You can simply add £2,400 to the VAT due in Box 1 on your next VAT return. Your records should include a short note explaining the adjustment and the original invoice that caused the error.
If, however, the error had been £15,000 and your total sales were £500,000, the mistake exceeds 1% of turnover. In that case, you must disclose it using VAT652.
Record keeping requirements
You must keep detailed records of any errors and how they were corrected. These should include:
The type and amount of the error
The period it relates to
Whether the adjustment was made through a return or via VAT652
Supporting invoices, credit notes, and calculations
Records must be kept for at least six years and be available for HMRC inspection if requested.

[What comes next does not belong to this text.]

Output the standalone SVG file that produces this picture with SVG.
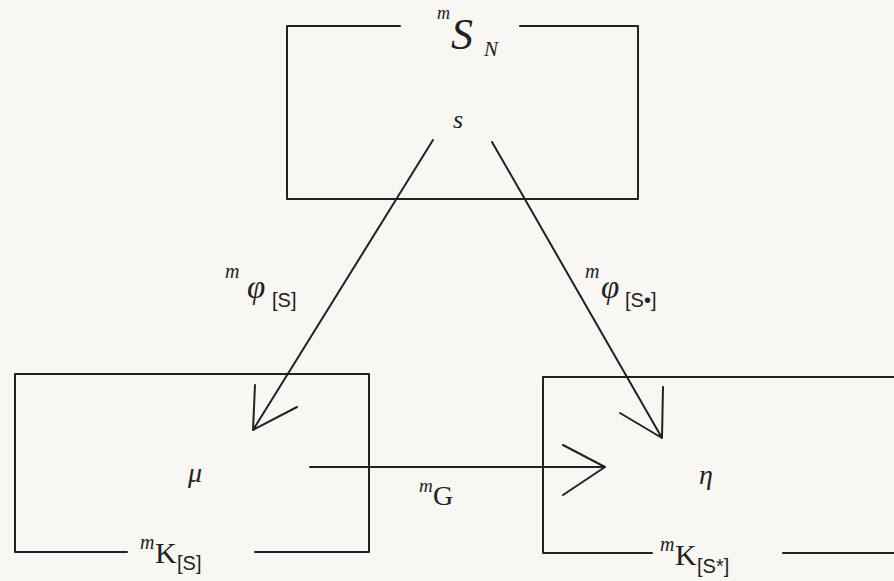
<svg xmlns="http://www.w3.org/2000/svg" width="894" height="581" viewBox="0 0 894 581">
<style>
.ln{fill:none;stroke:#222;stroke-width:2;stroke-linecap:round;stroke-linejoin:round}
.t{font-family:"Liberation Serif","DejaVu Serif",serif;fill:#222}
.i{font-style:italic}
.sf{font-family:"Liberation Sans","DejaVu Sans",sans-serif;font-style:normal}
</style>
<rect width="894" height="581" fill="#f8f7f3"/>
<g id="node-SN">
<path class="ln" d="M400,26 L287,26 L287,199 L638,199 L638,26 L520,26"/>
<text class="t i" x="437" y="19" font-size="18"><tspan>m</tspan><tspan x="451" y="49" font-size="44">S</tspan><tspan x="484" y="56" font-size="21">N</tspan></text>
<text class="t i" x="458" y="128" font-size="26" text-anchor="middle">s</text>
</g>
<g id="node-KS">
<path class="ln" d="M127,552 L15,552 L15,374 L369,374 L369,552 L255,552"/>
<text class="t i" x="195" y="482" font-size="28" text-anchor="middle">μ</text>
<text class="t" x="140" y="549" font-size="20"><tspan class="i">m</tspan><tspan x="155" y="563" font-size="30">K</tspan><tspan class="sf" x="177" y="570" font-size="20">[S]</tspan></text>
</g>
<g id="node-KSstar">
<path class="ln" d="M652,553 L543,553 L543,377 L894,377 M783,553 L894,553"/>
<text class="t i" x="706" y="484" font-size="28" text-anchor="middle">η</text>
<text class="t" x="660" y="551" font-size="20"><tspan class="i">m</tspan><tspan x="675" y="565" font-size="30">K</tspan><tspan class="sf" x="697" y="573" font-size="20">[S*]</tspan></text>
</g>
<g id="connectors">
<path class="ln" d="M433,140 L253,430 M255,385 L253,430 L297,407"/>
<path class="ln" d="M492,142 L662,438 M663,387 L662,438 L620,413"/>
<path class="ln" d="M310,467 L605,467 M563,445 L605,467 L563,495"/>
<text class="t i" x="225" y="278" font-size="20"><tspan>m</tspan><tspan x="247" y="298" font-size="33">φ</tspan><tspan class="sf" x="272" y="307" font-size="20">[S]</tspan></text>
<text class="t i" x="585" y="278" font-size="20"><tspan>m</tspan><tspan x="601" y="298" font-size="33">φ</tspan><tspan class="sf" x="625" y="307" font-size="20">[S•]</tspan></text>
<text class="t" x="419" y="492" font-size="19"><tspan class="i">m</tspan><tspan x="433" y="505" font-size="28">G</tspan></text>
</g>
</svg>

Avoiding future VAT errors
To reduce the risk of future mistakes:
Use VAT accounting software compatible with Making Tax Digital
Reconcile your VAT control accounts monthly rather than quarterly
Double-check VAT rates on all sales and purchases
Review your returns before submission
Keep detailed digital records and audit trails
Regular reviews by your accountant or bookkeeper can also catch small discrepancies before they develop into larger problems.
When to seek professional help
If your VAT error involves multiple periods, large sums, or complex transactions such as partial exemption or reverse charge accounting, professional advice is recommended. An accountant can help calculate the correction, complete Form VAT652, and ensure you remain compliant with HMRC’s requirements.
They can also advise on potential interest and penalties and how to mitigate them through prompt disclosure.
Conclusion
If you make a mistake on a VAT return, it is usually straightforward to correct. Small errors can be adjusted in your next return, while larger or deliberate mistakes must be reported to HMRC using Form VAT652.
Acting quickly, keeping accurate records, and showing transparency with HMRC will usually prevent penalties and protect your business’s reputation. Correcting VAT errors properly is part of good financial management and helps ensure ongoing compliance with HMRC’s VAT rules.